Tip #1: Get the Right Horse/Pony
A kid safe horse/pony is worth their weight in gold. Find a safe, older horse, preferably one that has been previously been handled and ridden by kids the age of your children. The size of the pony can be a consideration too. A smaller horse/pony is less intimidating to kid, however, a pony that is too small for an adult to ride can be difficult to keep tuned up if they start to learn some bad habits. The kid's first pony, Potter was about 13 hands, the perfect size for us to occasionally ride him and keep him tuned up. A good, safe pony should stand quietly even when kids run around them, tie without pulling back, and in general have an attitude of calmness. Kids are loud. Kids are unpredictable. Kids make sudden movements, and don’t always follow safety guidelines. Having a pony that is accustomed to rowdy kids not only helps build the kid’s confidence, but also greatly reduces Mom’s level of panic every time that a toddler ducks underneath the pony’s neck, rides his bike behind his tied pony even though you have told him a gazillion times not to, or yells and throws a temper tantrum because his brother is riding HIS pony in HIS saddle and using HIS green rope!
Tip #2: Get the Right Equipment
A saddle that fits the horse and the kid is necessary. The quickest way to ruin a good, safe kids horse is to put on an ill-fitting saddle that causes pain, which then causes bucking and other bad behaviors. Regularly double check the integrity of the stirrup leathers, off billet and latigo straps. Don’t let a cheap saddle or cracked leather be the cause of an accident! Having safe equipment is an easy way to give Mom peace of mind, and well worth the expense! A set of buddy stirrups can also help your kid feel more secure in the saddle. We have a 12” kid’s saddle with a solid wood tree and full quarter horse bars so it is wide enough to not pinch a chunky pony’s withers, and it is made of thick, quality leather. Take care when choosing the bit that your kid rides in-a milder bit that is more forgiving of unsteady hands on the reins can ensure that their pony stays happy. We added a night latch to our kid’s saddle, and we encourage the boys to grab a hold of that if they feel unbalanced instead of hanging on the reins. Another useful piece of equipment is a Booma Rein.
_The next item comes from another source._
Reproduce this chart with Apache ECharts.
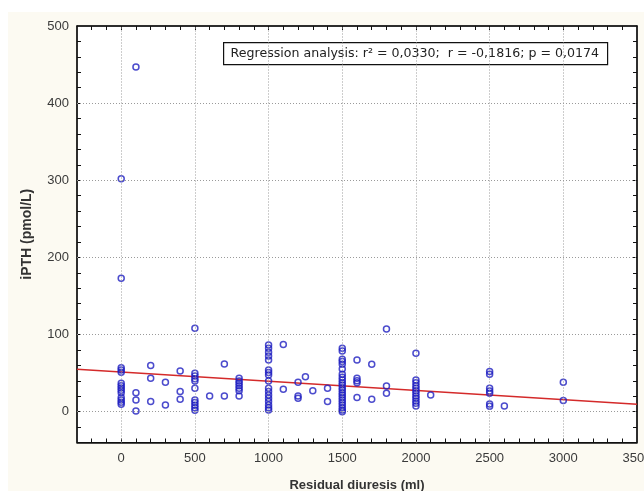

It attaches to the saddle, then clips to the reins, so that your kiddo can't lose their reins if they get distracted or drop them. And don’t forget about safety equipment too-you can buy toddler size helmets and boots (and even really cute kid’s chaps!)
Tip #3: Let the Kid Set the Pace
If your kid doesn’t want to ride, don’t make them. If they just want to brush their pony and not ride today, let them. If they want to just sit on their pony and pet his neck instead of walking around, let them. If they want jog trot all over the arena, let them. Don’t push them to go faster than they want to, but also don’t hold them back either. As long as they are safe (which they should be if you have followed Tips #1 and #2) let your kid set the pace. I'll fully admit, this one has been the toughest piece of advice for me to follow!
Tip #4: Keep it Short
Short sessions are best-little kids do not have a very long attention span! I understand how difficult this can be for busy moms that are trying to ride their own horse along with their kids. I often do not have a babysitter myself, so the only way I can ride my own horse is if I ride with the boys. I sometimes pony them around the arena from my horse, sometimes they ride on my horse with me, sometimes they mosey around the arena on their own horse along with me. I have also found it very helpful to keep some toys in a safe corner of the arena, so when they are done riding their pony, they can play with their tractors, balls, sand toys, etc. After all, a riding arena is really just a big sandbox! This way, even if they are done with their pony, I can get in a slightly longer ride on my horse as they play. I do recommend that you choose a quiet horse for yourself too if you decide to let the kids play as you ride. If you horse isn’t already used to flying balls, kids making tractor sounds, riding bikes, or whatever other shenanigans that toddlers can come up with, they soon will be!
Tip #5: Keep The Focus on FUN
This tip was very hard for me to learn. Before my kids were born I taught riding lessons to riders that wanted to show their horses, so it is natural for me to want to instruct riders to keep their heels down, ride in rhythm with their horses, and refine their cues. As soon as my kids were able to sit up in the saddle on their own, I wanted to instruct them. I wanted to help them develop an independent seat, a steady lower leg, and soft hands. My kids, however, had different ideas. They wanted to yell “Hi Ho Silver, Away!” at the top of their lungs as they bounced around in the saddle, waving their arms wildly. If I insisted that they keep their heels down and properly hold their reins, they would quickly lose interest and want to be done. If I instead made games out of riding, like playing Simon Says, Red Light/Green Light, and follow the leader, everyone had more fun. And honestly, it surprises me the natural balance and correct riding position that my boys have without being taught. I mean, of course they got their natural horse abilities from me!